3.  Minneapolis Roosevelt, 1957 (27-0)
The Teddies beat Blue Earth 101-54 to win the ’56 title, then repeated with an unbeaten ’57. Tom Nordland was the outside shooter, Jerry Butler the dominant center. Point guard Greg Larson became a Pro Bowl center for the New York Giants.
 
4. Duluth Central, 1961 (27-0)
Jim Hastings’ Trojans survived a 51-50 title game scare from Bemidji, led by all-everything guard Terry Kunze and sophomore center Chet Anderson.
 
5. Edgerton, 1960 (27-0)
The tourney’s major Cinderella story also should be remembered as a collection of marvelous shooters. Guard Darrell Kreun was an all-time marksman.
1. In 1963, guards Terry Porter and Whitey Johnson from Marshall and Mike Forrest and Dave Meisner from Cloquet put on a shooting exhibition in an all-time great title game. They combined for 36 field goals in Marshall’s 76-75 upset victory.
 
2. Minneapolis Roosevelt cleared its bench near the end of a victory over Mound in the 1961 Region 5 final.
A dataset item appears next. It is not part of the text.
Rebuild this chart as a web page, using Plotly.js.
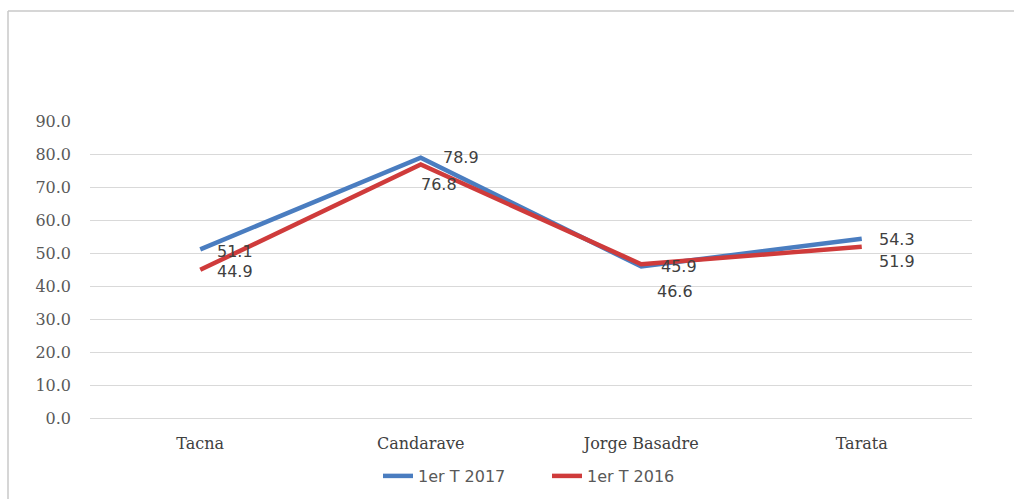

A Mound player recognized Warren Scamp from a DeMolay (Masonic youth) team. Turns out Scamp and a teammate had played in an out-of-season tournament. That got Roosevelt tossed from the state tournament. Royalton and Mound, both Section 5 losers to the Teddies, flipped a coin. Royalton won to gain its lone state tourney berth.
 
3. The Panthers from tiny Lynd, pop. 218, gave the 1946 tournament a full dose of Cinderella. Newspaper tales told of them practicing in haylofts and chasing jackrabbits to build speed for their fast-break offense. Lynd made it to the finals before being overwhelmed 63-31 by tall, efficient Austin.
 
4. A then-record crowd of 18,894 jammed Williams Arena to watch Gilbert and Canby — from opposite state corners — play for the 1951 title. Canby surrounded Boots Simonovich, Gilbert’s 6-10 center, with a zone, so Tom Richardson tossed in 26 points to lead Gilbert to a 69-52 victory.
 
5. In a meeting of northern powers, Brainerd held off Bemidji 49-47 for the 1954 title. Rodney Skoog (kid brother to Gophers/Lakers standout Whitey) had 19. Seven championship-round games were decided by a total of 18 points.